The cartel operatives described above are usually the ones liaising between a cartel’s base of operations and the groups it partners with to distribute narcotics in the US.
They have to invest in a variety of things: Stash houses to store and cut up drug shipments; transportation to move it to distributors, and other day-to-day costs. (They have to eat, after all.)
The fact that these operators are trying to obscure their activities from authorities inflates their expenses.
A stash house in upper Manhattan raided in early 2014 was found to have an extensive countersurveillance system, for example.
This risk pervades their activities in the US and influences how much of the money from drug trafficking flows to them.
Wainwright again:
Now they're facing a big risk. They're very widely exposed. They have to deal with lots of different people, and they're working in a country where the police force actually works, more or less, and if they get caught they're going to prison for a very, very long time.
So because of the extra risk they face, they're able to charge a premium. So more than half the profits involved in the cocaine business, for instance, stay here in the United States.
'Voilá, you go from US dollars to Mexican pesos'
Once drugs are distributed and cash collected, the process of filtering the money back to a drug cartel’s headquarters begins.

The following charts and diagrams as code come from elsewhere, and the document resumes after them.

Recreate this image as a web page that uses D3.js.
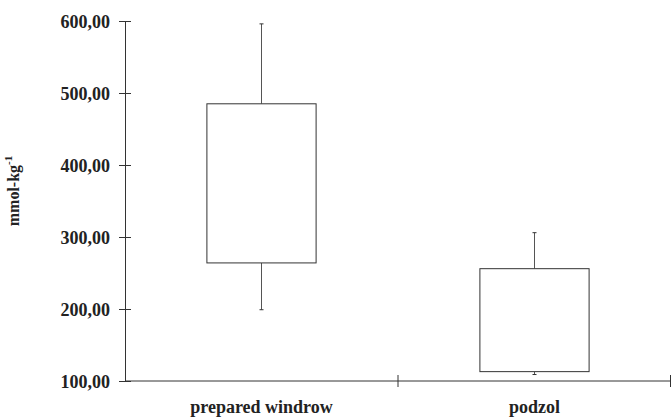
<!DOCTYPE html>
<html>
<head>
<meta charset="utf-8">
<script src="https://cdn.jsdelivr.net/npm/d3@7"></script>
<style>
  body { margin: 0; background: #fff; }
  svg text { font-family: "Liberation Serif", "Times New Roman", serif !important; font-weight: bold; fill: #222; }
</style>
</head>
<body>
<svg id="chart" width="672" height="419"></svg>
<script>
// data
const categories = ["prepared windrow", "podzol"];
const whiskerLow = [199, 109];
const boxLow = [264, 113];
const boxHigh = [485, 256];
const whiskerHigh = [596, 306];
const yTicks = [100, 200, 300, 400, 500, 600];

const width = 672;
const height = 419;
const margin = { top: 21, right: 1, bottom: 38, left: 125 };

const svg = d3.select("#chart");

const x = d3.scaleBand()
  .domain(categories)
  .range([margin.left, width - margin.right])
  .paddingInner(0)
  .paddingOuter(0);

const y = d3.scaleLinear()
  .domain([100, 600])
  .range([height - margin.bottom, margin.top]);

const fmt = d => d3.format(".2f")(d).replace(".", ",");

// y axis
const yAxis = svg.append("g")
  .attr("transform", `translate(${margin.left},0)`)
  .call(d3.axisLeft(y).tickValues(yTicks).tickFormat(fmt).tickSizeInner(6).tickSizeOuter(0).tickPadding(9));
yAxis.attr("font-family", null).attr("font-size", null);
yAxis.selectAll(".tick line").attr("x2", 6).attr("x1", -6);
yAxis.selectAll("text").attr("font-size", 18).attr("dy", "0.35em");

// x axis with tick marks at band edges
const xAxis = svg.append("g")
  .attr("transform", `translate(0,${y(100)})`);
xAxis.append("line")
  .attr("x1", margin.left).attr("x2", width - margin.right)
  .attr("stroke", "#333");
const edges = categories.map(c => x(c)).concat([x(categories[categories.length - 1]) + x.bandwidth()]);
xAxis.selectAll(".edge").data(edges.slice(1)).join("line")
  .attr("class", "edge")
  .attr("x1", d => Math.min(d, width - 1.5)).attr("x2", d => Math.min(d, width - 1.5))
  .attr("y1", -6).attr("y2", 6)
  .attr("stroke", "#333");
xAxis.selectAll(".lab").data(categories).join("text")
  .attr("class", "lab")
  .attr("x", d => x(d) + x.bandwidth() / 2)
  .attr("y", 32)
  .attr("text-anchor", "middle")
  .attr("font-size", 18)
  .text(d => d);

yAxis.select(".domain").attr("stroke", "#333");
yAxis.selectAll(".tick line").attr("stroke", "#333");

// boxes
const boxW = x.bandwidth() * 0.4;
const groups = svg.selectAll(".box").data(categories).join("g").attr("class", "box");

groups.append("line")
  .attr("x1", d => x(d) + x.bandwidth() / 2).attr("x2", d => x(d) + x.bandwidth() / 2)
  .attr("y1", (d, i) => y(whiskerHigh[i])).attr("y2", (d, i) => y(boxHigh[i]))
  .attr("stroke", "#555");
groups.append("line")
  .attr("x1", d => x(d) + x.bandwidth() / 2).attr("x2", d => x(d) + x.bandwidth() / 2)
  .attr("y1", (d, i) => y(whiskerLow[i])).attr("y2", (d, i) => y(boxLow[i]))
  .attr("stroke", "#555");
groups.append("line")
  .attr("x1", d => x(d) + x.bandwidth() / 2 - 2).attr("x2", d => x(d) + x.bandwidth() / 2 + 2)
  .attr("y1", (d, i) => y(whiskerHigh[i])).attr("y2", (d, i) => y(whiskerHigh[i]))
  .attr("stroke", "#333");
groups.append("line")
  .attr("x1", d => x(d) + x.bandwidth() / 2 - 2).attr("x2", d => x(d) + x.bandwidth() / 2 + 2)
  .attr("y1", (d, i) => y(whiskerLow[i])).attr("y2", (d, i) => y(whiskerLow[i]))
  .attr("stroke", "#333");
groups.append("rect")
  .attr("x", d => x(d) + (x.bandwidth() - boxW) / 2)
  .attr("width", boxW)
  .attr("y", (d, i) => y(boxHigh[i]))
  .attr("height", (d, i) => y(boxLow[i]) - y(boxHigh[i]))
  .attr("fill", "#fff")
  .attr("stroke", "#333");

// y label
const yl = svg.append("text")
  .attr("transform", `translate(19,${(y(100) + y(600)) / 2 - 10}) rotate(-90)`)
  .attr("text-anchor", "middle")
  .attr("font-size", 16);
yl.append("tspan").text("mmol-kg");
yl.append("tspan").attr("dy", -7).attr("font-size", 11).text("-1");
</script>
</body>
</html>
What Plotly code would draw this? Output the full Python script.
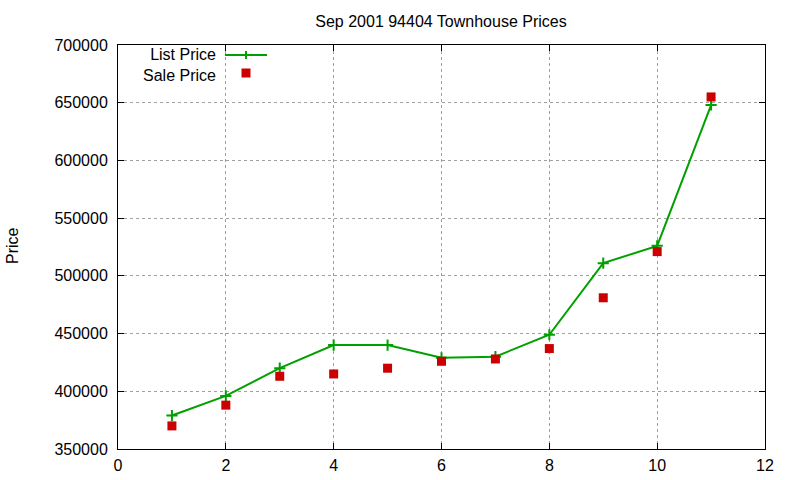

Since cash flows, particularly multimillion-dollar amounts, attract a lot of attention, criminal organizations rely both on bulk-cash smuggling and money laundering to move that money around, Mike Vigil, the former head of the US Drug Enforcement Administration’s international operations, told Business Insider.
“What they do is they formulate business enterprises, you know like fictitious businesses ... here in the United States, also in Mexico, and they use those to launder money,” Vigil said, referring to the Sinaloa cartel, one of the world’s most powerful trafficking organizations.
REUTERS/Tomas Bravo
“They used commodities-based money laundering,” Vigil told Business Insider, “where they buy, for example, gold and diamonds here, and then they smuggle them into Mexico. They're sold over there and all of a sudden, voilá, you go from US dollars to Mexican pesos.”
Money laundering isn’t limited to precious metals. Trade-based money laundering, which involves larger purchases in the US, is also highly lucrative and hard to detect.
“The epicenter for a lot of the money laundering for the Mexican cartels is Los Angeles,” Vigil told Business Insider. “And they use the fashion district to launder money.”
“The Sinaloa Cartel used US drug proceeds to purchase clothes imported from China that were stored in the targeted fashion businesses’ warehouses” in Los Angeles, the DEA reported in its2015 Drug Threat Assessment.
“The clothes were then shipped across the border into Mexico for resale and the profits placed into the Mexican financial system as legitimate proceeds.”
Large multinational banks have also been implicated in the cartels' massive money-moving operations. Both Wachovia and HSBC have faced federal investigations and punishments in the US in relation to illicit money dealings.
Drug trafficking is an incredibly profitable enterprise — that’s how world-famous smugglers like Pablo Escobar and Joaquín “El Chapo” Guzmán have been able to amass billion-dollar fortunes selling drugs to voracious American consumers.
But in the modern era, when enforcement is stronger, that cash usually doesn't travel very far.